Jean-Claude Juncker today called for EU unity before attacking “part-time Europeans” in a Florence speech that exposed deep divisions in the bloc and was given as Eurosceptic parties edge closer to forming Italy’s new government.
The president of the European Commission did not directly address the possibility of anti-EU parties taking power in Rome, which became increasingly likely yesterday.
But he decried “the return of populisms and nationalisms” in Europe at the annual state of the union conference in Italy.
The left wing Five Star Movement, which has called for Italy to leave the euro, and right wing The League, which made gains on an anti-migrant platform, have launched detailed talks to form a coalition that would bring a Eurosceptic government to the Eurozone’s third largest economy.
While Five Star has edged back from an earlier promise to hold a referendum on ditching the euro, The League remains hostile to the currency and wants to abandon it as soon as possible.
Both parties, who were rivals in March’s election, have attacked EU rules on national budgets, trade deals, sanctions against Russia and banking rules.
Mr Juncker highlighted divisions in the EU between the richer northern countries that “believes they are more virtuous” than poorer southern Mediterranean nations. He criticised Eastern European countries for refusing EU migrant relocation quotas, while praising Italy and Greece, which have borne the brunt of the migration crisis.
“I was shocked by the cracks that have emerged in the solidarity since the migration crisis,” said Mr Juncker, who declared that the world needed “more Europe” and a “strong Europe”.
He said: “There are part time Europeans. At times they participate, at times they don’t. They talk a lot. I would like that all Europeans, all member states, were pro-Europeans in a full time way.”
Italy analysis puff
Antonio Tajani, the Italian president of the European Parliament, gave an explicit warning to the prospective new government at the conference.
“A referendum to get out of monetary union,” he said, “is really irresponsible, really irresponsible. Look at what is happening in Argentina at the moment.
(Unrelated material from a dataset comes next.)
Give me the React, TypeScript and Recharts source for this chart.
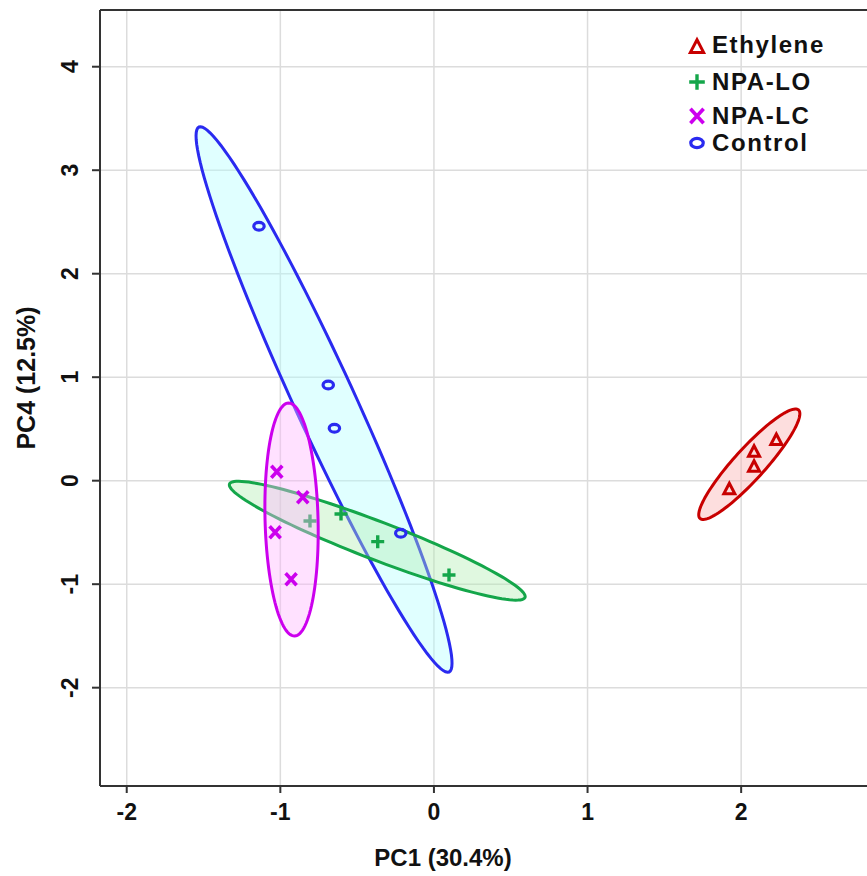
import React from "react";
import { ScatterChart, Scatter, XAxis, YAxis, CartesianGrid, ReferenceLine } from "recharts";

const FONT = '"Liberation Sans", Arial, Helvetica, sans-serif';

// axes
const xTicks = [-2, -1, 0, 1, 2];
const yTicks = [-2, -1, 0, 1, 2, 3, 4];
const xDomain = [-2.174, 2.969];
const yDomain = [-2.95, 4.548];

// samples (PC1, PC4)
const ethylenePts = [
  { x: 1.923, y: -0.083 },
  { x: 2.084, y: 0.135 },
  { x: 2.084, y: 0.28 },
  { x: 2.229, y: 0.393 },
];
const npaLoPts = [
  { x: -0.807, y: -0.389 },
  { x: -0.605, y: -0.322 },
  { x: -0.366, y: -0.589 },
  { x: 0.098, y: -0.911 },
];
const npaLcPts = [
  { x: -1.023, y: 0.087 },
  { x: -0.854, y: -0.16 },
  { x: -1.034, y: -0.499 },
  { x: -0.93, y: -0.953 },
];
const controlPts = [
  { x: -1.139, y: 2.459 },
  { x: -0.688, y: 0.925 },
  { x: -0.648, y: 0.506 },
  { x: -0.216, y: -0.508 },
];

// ellipses: centre, then two conjugate semi-axes (all in data units)
const ethyleneEll = [2.053, 0.159, 0.3206, 0.5242, 0.0747, -0.1007];
const npaLoEll = [-0.369, -0.58, 0.962, -0.548, 0.0445, 0.172];
const npaLcEll = [-0.927, -0.375, 0.0195, -1.1256, 0.1725, 0.0066];
const controlEll = [-0.7155, 0.7845, 0.814, -2.633, 0.178, 0.121];

const legendItems = ["Ethylene", "NPA-LO", "NPA-LC", "Control"];

const RED = "#c80000";
const GREEN = "#14a64a";
const MAGENTA = "#cc00ee";
const BLUE = "#2a2af0";

function ellipsePoints(e: number[]) {
  const [cx, cy, ax, ay, bx, by] = e;
  const out: { x: number; y: number }[] = [];
  for (let i = 0; i < 120; i++) {
    const t = (i / 120) * Math.PI * 2;
    out.push({ x: cx + ax * Math.cos(t) + bx * Math.sin(t), y: cy + ay * Math.cos(t) + by * Math.sin(t) });
  }
  return out;
}

const ellipseLine = (fill: string, stroke: string) => (p: any) => {
  const pts = p.points || [];
  const d = pts.map((q: any, i: number) => `${i ? "L" : "M"}${q.x},${q.y}`).join("") + "Z";
  return <path d={d} fill={fill} fillOpacity={0.4} stroke={stroke} strokeWidth={3} />;
};

function Marker({ kind, cx, cy, s = 1 }: { kind: string; cx: number; cy: number; s?: number }) {
  if (kind === "tri")
    return (
      <path
        d={`M${cx},${cy - 6 * s}L${cx + 5.5 * s},${cy + 4.5 * s}L${cx - 5.5 * s},${cy + 4.5 * s}Z`}
        fill="none"
        stroke={RED}
        strokeWidth={3}
      />
    );
  if (kind === "plus")
    return (
      <path
        d={`M${cx - 6.5 * s},${cy}H${cx + 6.5 * s}M${cx},${cy - 6.5 * s}V${cy + 6.5 * s}`}
        stroke={GREEN}
        strokeWidth={3.4}
      />
    );
  if (kind === "x")
    return (
      <path
        d={`M${cx - 5.5 * s},${cy - 6 * s}L${cx + 5.5 * s},${cy + 6 * s}M${cx + 5.5 * s},${cy - 6 * s}L${cx - 5.5 * s},${cy + 6 * s}`}
        stroke={MAGENTA}
        strokeWidth={3.6}
      />
    );
  return <ellipse cx={cx} cy={cy} rx={5.2 * s} ry={3.9 * s} fill="none" stroke={BLUE} strokeWidth={3.2} />;
}

const legendKinds = ["tri", "plus", "x", "circ"];
const legendTops = [45, 82, 116, 143];

function XTick(props: any) {
  const { x, y, payload } = props;
  return (
    <text x={x} y={y + 25} textAnchor="middle" fontSize={23} fontWeight="bold" fontFamily={FONT} fill="#111">
      {payload.value}
    </text>
  );
}

function YTick(props: any) {
  const { x, y, payload } = props;
  const bx = x - 12;
  return (
    <text
      x={bx}
      y={y}
      transform={`rotate(-90 ${bx} ${y})`}
      textAnchor="middle"
      fontSize={23}
      fontWeight="bold"
      fontFamily={FONT}
      fill="#111"
    >
      {payload.value}
    </text>
  );
}

const none = () => <g />;

export default function App() {
  return (
    <div style={{ position: "absolute", left: 0, top: 0, width: 867, height: 876, overflow: "hidden", background: "#fff" }}>
      <ScatterChart width={900} height={876} margin={{ top: 10, right: 10, left: 0, bottom: 0 }}>
        <CartesianGrid stroke="#dcdcdc" strokeWidth={1.5} />
        <XAxis
          type="number"
          dataKey="x"
          domain={xDomain}
          ticks={xTicks}
          allowDataOverflow
          height={90}
          tickSize={7}
          tickMargin={2}
          tick={<XTick />}
          axisLine={{ stroke: "#333", strokeWidth: 2 }}
          tickLine={{ stroke: "#333", strokeWidth: 2 }}
          label={{
            content: () => (
              <text x={443} y={866} textAnchor="middle" fontSize={24} fontWeight="bold" fontFamily={FONT} fill="#111">
                PC1 (30.4%)
              </text>
            ),
          }}
        />
        <YAxis
          type="number"
          dataKey="y"
          domain={yDomain}
          ticks={yTicks}
          allowDataOverflow
          width={100}
          tickSize={8}
          tickMargin={2}
          tick={<YTick />}
          axisLine={{ stroke: "#333", strokeWidth: 2 }}
          tickLine={{ stroke: "#333", strokeWidth: 2 }}
          label={{
            content: () => (
              <text
                x={35}
                y={378}
                transform="rotate(-90 35 378)"
                textAnchor="middle"
                fontSize={25}
                fontWeight="bold"
                fontFamily={FONT}
                fill="#111"
              >
                PC4 (12.5%)
              </text>
            ),
          }}
        />
        <ReferenceLine y={yDomain[1]} stroke="#333" strokeWidth={2} ifOverflow="visible" />

        <Scatter data={ellipsePoints(controlEll)} line={ellipseLine("#b2ffff", BLUE)} lineType="joint" shape={none} legendType="none" isAnimationActive={false} />
        <Scatter data={ellipsePoints(npaLoEll)} line={ellipseLine("#b2eeb2", GREEN)} lineType="joint" shape={none} legendType="none" isAnimationActive={false} />
        <Scatter data={controlPts} shape={(p: any) => <Marker kind="circ" cx={p.cx} cy={p.cy} />} isAnimationActive={false} />
        <Scatter data={npaLoPts} shape={(p: any) => <Marker kind="plus" cx={p.cx} cy={p.cy} />} isAnimationActive={false} />
        <Scatter data={ellipsePoints(npaLcEll)} line={ellipseLine("#ffb4ff", MAGENTA)} lineType="joint" shape={none} legendType="none" isAnimationActive={false} />
        <Scatter data={npaLcPts} shape={(p: any) => <Marker kind="x" cx={p.cx} cy={p.cy} />} isAnimationActive={false} />
        <Scatter data={ellipsePoints(ethyleneEll)} line={ellipseLine("#faacac", RED)} lineType="joint" shape={none} legendType="none" isAnimationActive={false} />
        <Scatter data={ethylenePts} shape={(p: any) => <Marker kind="tri" cx={p.cx} cy={p.cy} />} isAnimationActive={false} />
      </ScatterChart>

      {legendItems.map((name, i) => (
        <div
          key={name}
          style={{
            position: "absolute",
            left: 686,
            top: legendTops[i] - 15,
            height: 30,
            display: "flex",
            alignItems: "center",
            fontFamily: FONT,
            fontWeight: "bold",
            fontSize: 24,
            letterSpacing: 1.6,
            color: "#111",
          }}
        >
          <svg width={24} height={30} style={{ marginRight: 2 }}>
            <Marker kind={legendKinds[i]} cx={11} cy={legendKinds[i] === "tri" ? 17 : 15} s={1.2} />
          </svg>
          {name}
        </div>
      ))}
    </div>
  );
}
You cannot play with fire.”
“Going out of Europe does not make sense, as going out of the Economic and Monetary Union doesn’t make sense,” said Mr Tajani, who was tipped to be Silvio Berlusconi’s choice for Italian prime minister had the Forza Italia party won the election.
The centre right Forza and centre left Democratic Party led by Matteo Renzi, another former Italian prime minister, were soundly rejected in favour of the anti-establishment Five Star and League in March.
On Thursday, Italy’s president Sergio Mattarella warned that the only answer to problems such as the migration crisis, which has hit Italy and Greece the hardest, was the EU.
"To believe one can go it alone is pure illusion, or even worse, a wilful hoax against public opinion," Mr Mattarella said. "Everyone knows that none of the great challenges facing our continent can be tackled by any single member state on its own."
Mr Mattarella had suggested forming a caretaker administration to break the impasse on forming Italy’s government, which spurred Five Star and The League, the two parties who performed the best at the polls, into coalition talks.
On Wednesday the influential Mr Berlusconi said he would not back such a coalition, which would have a slim majority, but would not oppose it either.